One reason tech industry DE&I is lacking is because of common misconceptions people have about the tech industry.
For example, people may think tech companies would be more likely to hire a male candidate over a female candidate, or they’d be more willing to hire a white person over a person of color.
Another thing to consider is the unique set of challenges that members of the LGBTQ+ community face. Aside from feeling alienated, LGBTQ+ workers may feel unsafe or uncomfortable in a company that doesn’t foster a welcoming, diverse or inclusive workplace.
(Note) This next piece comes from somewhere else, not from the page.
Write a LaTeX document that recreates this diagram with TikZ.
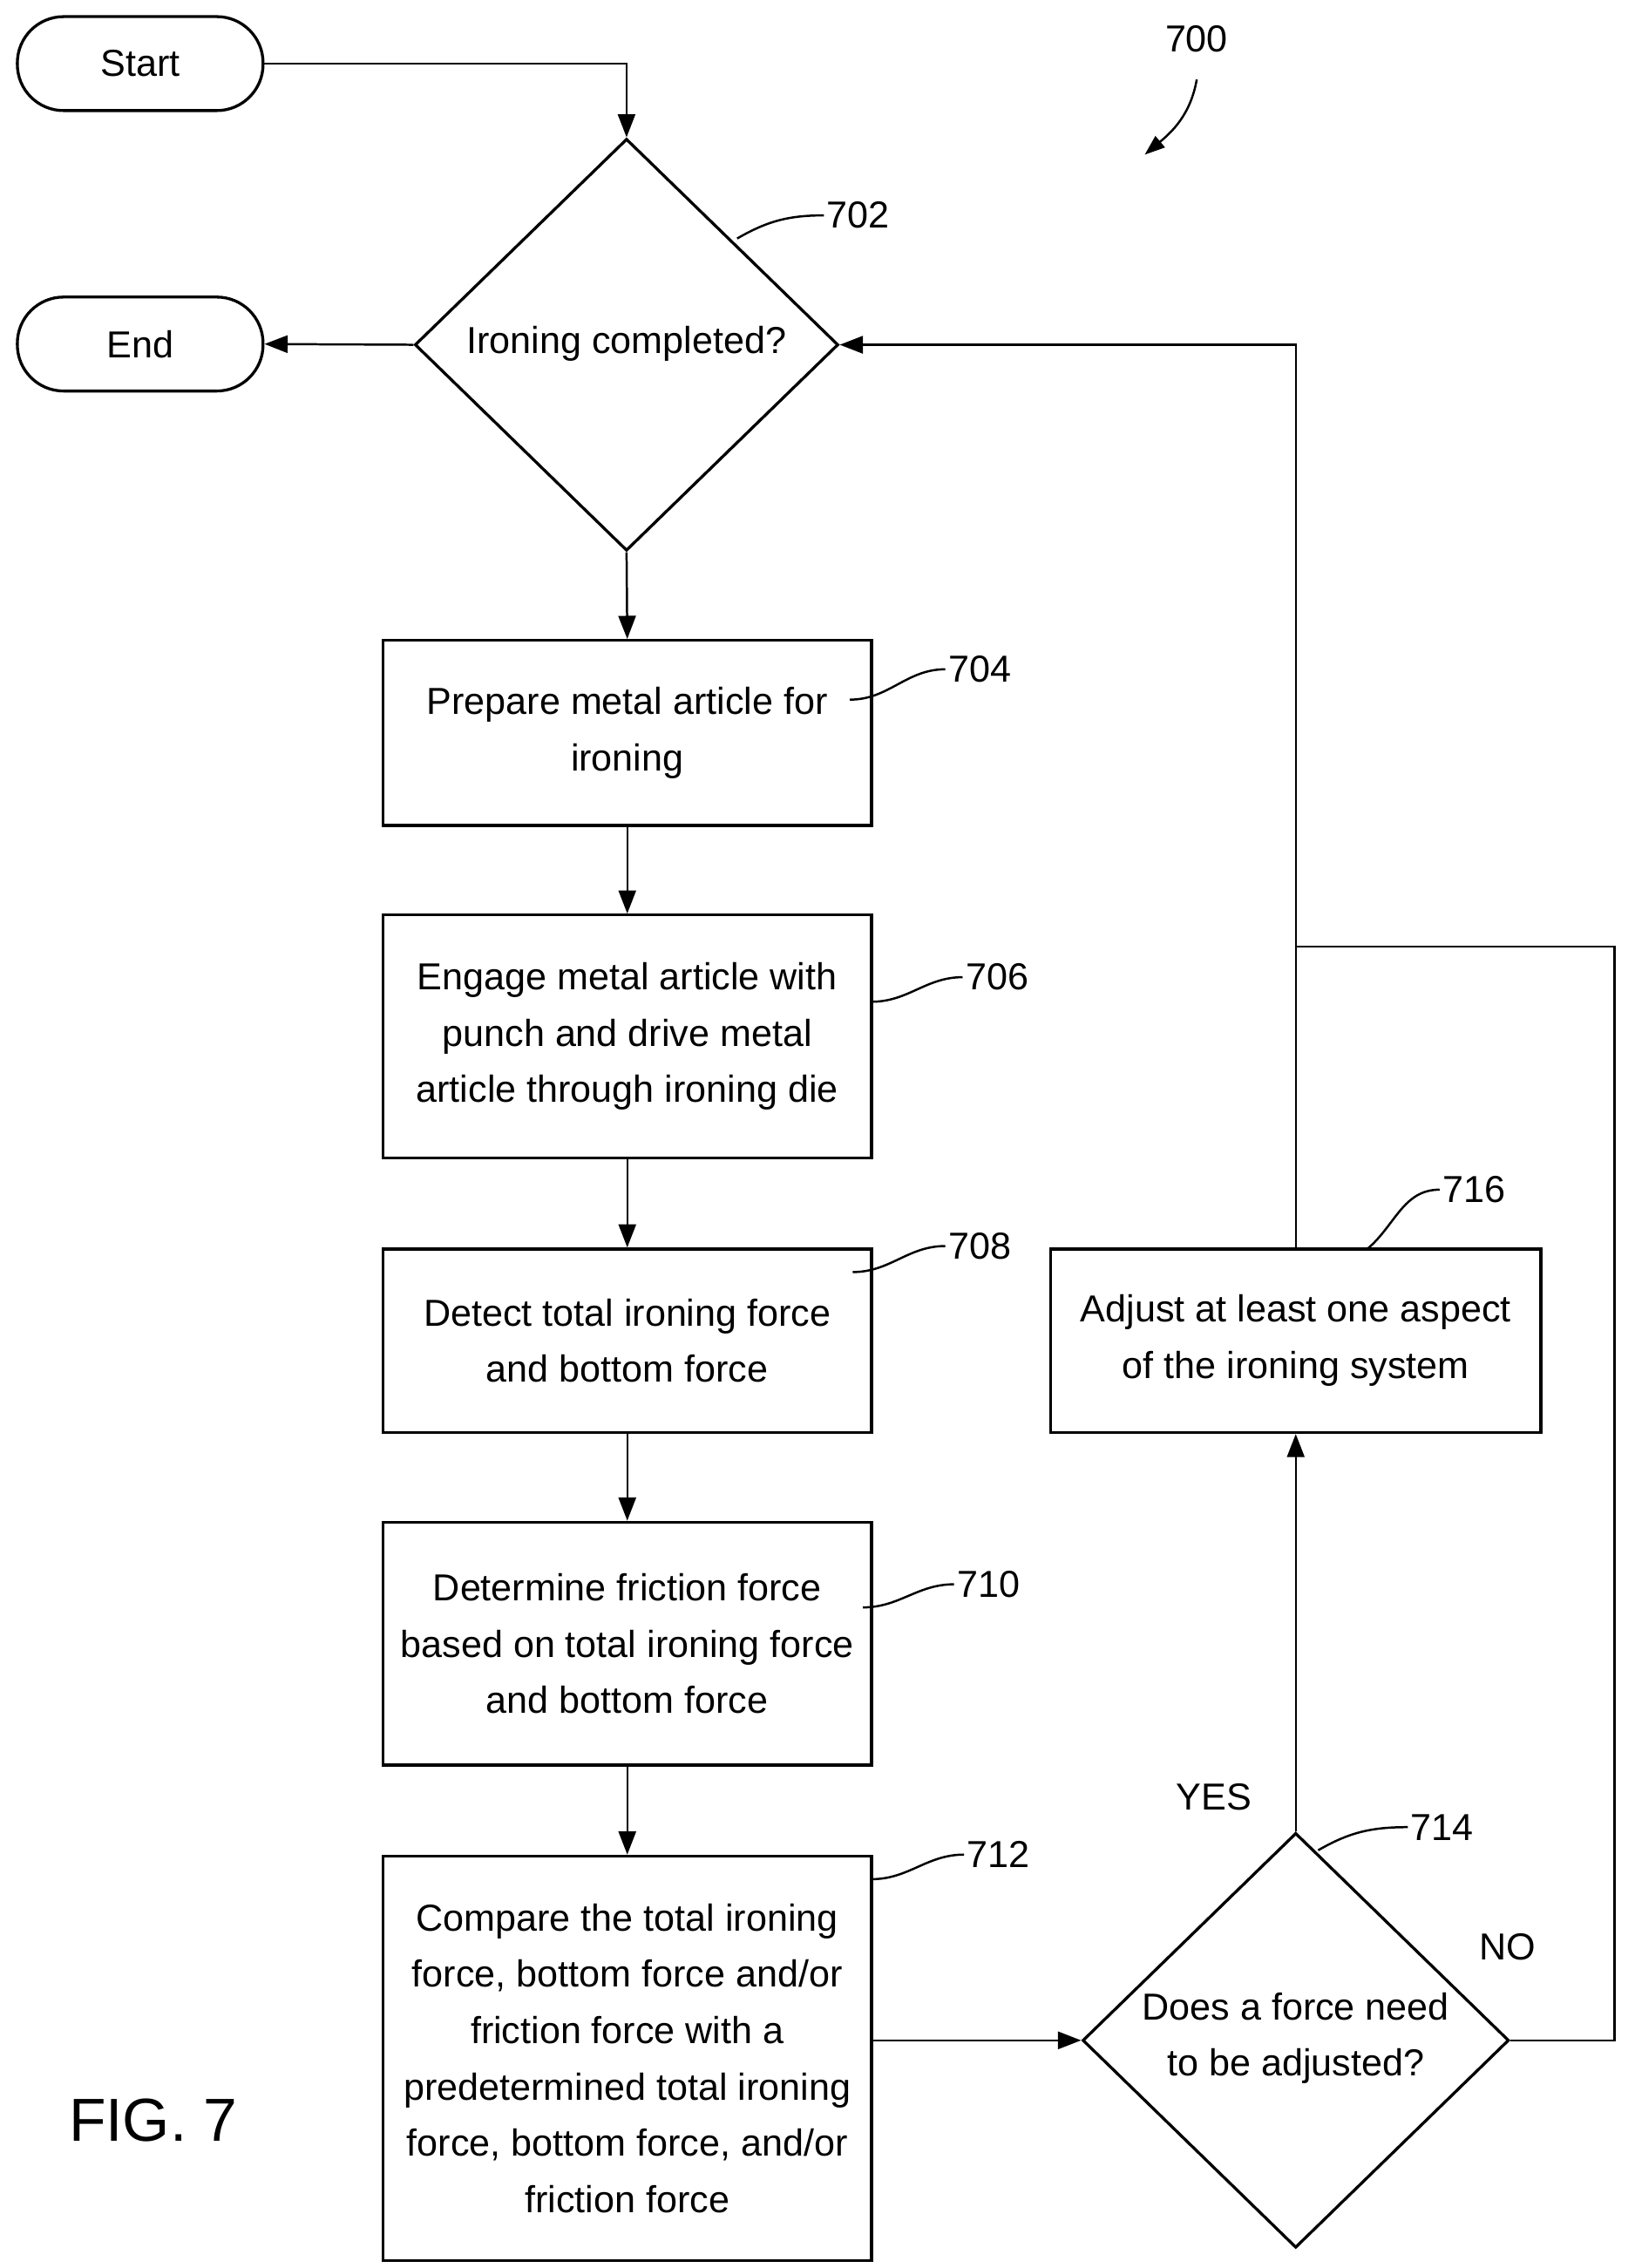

It’s also worth mentioning that, traditionally, tech companies required a four-year degree for most of their roles. This requirement is a barrier to tech industry DE&I. It dismisses any individual without a degree, even if they have the knowledge, passion, or prior experience in tech.
Additionally, it’s common for individuals to get hired for a tech job if referred by a current employee. Referred candidates often get preferential treatment during the hiring process. If a tech company only employs referred job-seekers, it can make it more challenging for diverse candidates to fill these positions.
How Tech Companies Can Improve DE&I Efforts
Tech companies must address the lack of DE&I the industry faces. Ultimately, more DE&I initiatives need to come directly from the top of an organization. Executives must work consciously to foster an inclusive company culture and avoid blaming the so-called “pipeline problem.”
Thankfully, it seems like the future of DE&I in tech is headed in the right direction. In 2021, the Action to Catalyze Tech report was released, which is essentially a blueprint and guide for companies to follow if they want to improve their DE&I outcomes.
There are other ways tech companies can improve their DE&I practices. For example, it’s common for executives or other professionals in different industries to participate in panel discussions regarding DE&I, whether it’s addressing challenges faced by LGBTQ+ employees or barriers Black workers face during the hiring process.
Some industry leaders also suggest leveraging tech, such as VR and AR, to aid DE&I efforts. According to Nichol Bradford, executive director of the Transformative Technology Lab at Sofia University and CEO and founder of the Willow Group, “with seven billion people, we need the added support and insight [of new tech].”
Lastly, according to CIO, many nonprofit organizations are trying to improve diversity in the tech community, including:
- Black Girls Code
- Lesbians Who Tech
- National Society of Black Engineers (NSBE)
- Society of Hispanic Professional Engineers (SHPE)
- Wonder Women Tech
- Society for Advancement of Chicanos/Hispanics and Native Americans in Science (SACNAS)
Chipping Away at the Lack of DE&I in Tech
Change cannot happen overnight, so it will likely take some time for tech companies to improve their DE&I efforts. Whether it means revisiting their DE&I strategy, hiring a DEI officer, or even starting an open dialogue with employees, more needs to be done to become more representative of all individuals and society as a whole.
There’s no single reason to explain the lack of DE&I in tech, but more companies in this space need to realize how important it is to prioritize DE&I moving forward.